Eventually, the cost of the defense exceeds the value of the protected asset. At that point, the system collapses. We are approaching that inflection point. The Red Sea shipping crisis proved that a group of guys in sandals can disrupt 12% of global trade and there isn't a damn thing a carrier strike group can do to "fix" it permanently.
The Actionable Pivot
If you are a stakeholder in the global economy, stop looking at the "Strike Maps." Look at the energy flows and the sovereign debt yields.
The "insider" move isn't to bet on a war; it's to bet on the continued decay of the West's ability to police the world. Diversify away from the assumption that the US Navy can guarantee "freedom of navigation" forever. That era is over. We are moving into a multipolar, fractured reality where local powers will extort global trade as a matter of course.
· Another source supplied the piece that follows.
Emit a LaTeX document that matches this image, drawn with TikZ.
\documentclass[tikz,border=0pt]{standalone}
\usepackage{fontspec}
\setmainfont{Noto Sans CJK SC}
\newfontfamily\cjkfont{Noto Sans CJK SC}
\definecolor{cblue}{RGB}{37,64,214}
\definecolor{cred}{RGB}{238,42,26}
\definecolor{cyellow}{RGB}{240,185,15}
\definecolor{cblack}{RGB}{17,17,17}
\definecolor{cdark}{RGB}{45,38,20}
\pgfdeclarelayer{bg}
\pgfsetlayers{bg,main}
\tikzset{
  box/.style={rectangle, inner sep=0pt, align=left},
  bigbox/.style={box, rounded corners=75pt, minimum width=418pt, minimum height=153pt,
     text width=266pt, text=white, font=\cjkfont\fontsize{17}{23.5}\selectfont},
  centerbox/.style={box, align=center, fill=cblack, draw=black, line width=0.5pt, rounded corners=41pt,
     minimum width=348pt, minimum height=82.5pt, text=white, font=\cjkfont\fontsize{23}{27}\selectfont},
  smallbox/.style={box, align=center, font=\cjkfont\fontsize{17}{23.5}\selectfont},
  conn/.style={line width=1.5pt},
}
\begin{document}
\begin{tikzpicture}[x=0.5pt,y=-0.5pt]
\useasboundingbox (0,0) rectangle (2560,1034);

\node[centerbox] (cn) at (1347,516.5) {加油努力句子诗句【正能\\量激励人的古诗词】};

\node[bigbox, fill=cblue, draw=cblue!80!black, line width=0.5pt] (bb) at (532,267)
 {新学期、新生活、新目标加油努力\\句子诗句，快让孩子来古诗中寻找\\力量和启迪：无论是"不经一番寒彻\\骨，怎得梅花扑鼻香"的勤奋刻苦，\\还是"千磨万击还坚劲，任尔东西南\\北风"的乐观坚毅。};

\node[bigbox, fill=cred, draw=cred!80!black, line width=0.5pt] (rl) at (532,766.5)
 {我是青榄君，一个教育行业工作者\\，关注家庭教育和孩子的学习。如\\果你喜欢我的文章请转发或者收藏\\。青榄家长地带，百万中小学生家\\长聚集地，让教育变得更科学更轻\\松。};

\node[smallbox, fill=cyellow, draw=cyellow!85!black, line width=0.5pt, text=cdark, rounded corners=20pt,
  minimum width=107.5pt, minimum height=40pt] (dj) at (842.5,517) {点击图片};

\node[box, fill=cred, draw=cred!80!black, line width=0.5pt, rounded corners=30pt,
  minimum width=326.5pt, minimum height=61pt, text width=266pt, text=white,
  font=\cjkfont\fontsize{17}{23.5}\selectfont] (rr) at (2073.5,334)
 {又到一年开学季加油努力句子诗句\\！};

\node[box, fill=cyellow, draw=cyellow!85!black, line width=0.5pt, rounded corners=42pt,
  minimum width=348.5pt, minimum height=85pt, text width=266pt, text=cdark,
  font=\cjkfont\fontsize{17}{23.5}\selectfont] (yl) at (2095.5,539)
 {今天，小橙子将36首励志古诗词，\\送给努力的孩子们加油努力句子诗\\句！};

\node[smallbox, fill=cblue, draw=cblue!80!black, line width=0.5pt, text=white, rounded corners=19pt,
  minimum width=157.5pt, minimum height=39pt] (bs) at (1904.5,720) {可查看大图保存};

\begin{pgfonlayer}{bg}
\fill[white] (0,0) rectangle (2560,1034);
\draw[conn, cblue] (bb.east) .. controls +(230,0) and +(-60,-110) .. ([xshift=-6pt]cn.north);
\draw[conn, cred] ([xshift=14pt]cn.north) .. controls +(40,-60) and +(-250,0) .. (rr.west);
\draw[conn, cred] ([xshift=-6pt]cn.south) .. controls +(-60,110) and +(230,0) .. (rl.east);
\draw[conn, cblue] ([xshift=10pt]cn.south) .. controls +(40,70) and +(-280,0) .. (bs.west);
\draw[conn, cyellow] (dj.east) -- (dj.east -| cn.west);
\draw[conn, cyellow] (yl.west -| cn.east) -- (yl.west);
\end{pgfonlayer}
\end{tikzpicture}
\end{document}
Accept that the Middle East is not a problem to be "solved." It is a condition to be managed. Anyone promising a "final victory" or a "new era of peace" through the barrel of a gun is either lying to you or to themselves.
The missiles will keep flying. The maps will keep changing colors. But the fundamental power dynamics remain stuck in a loop of expensive, violent futility.
The theater is open. The tickets are overpriced. And the ending was written decades ago.
Stop waiting for a climax that will never come.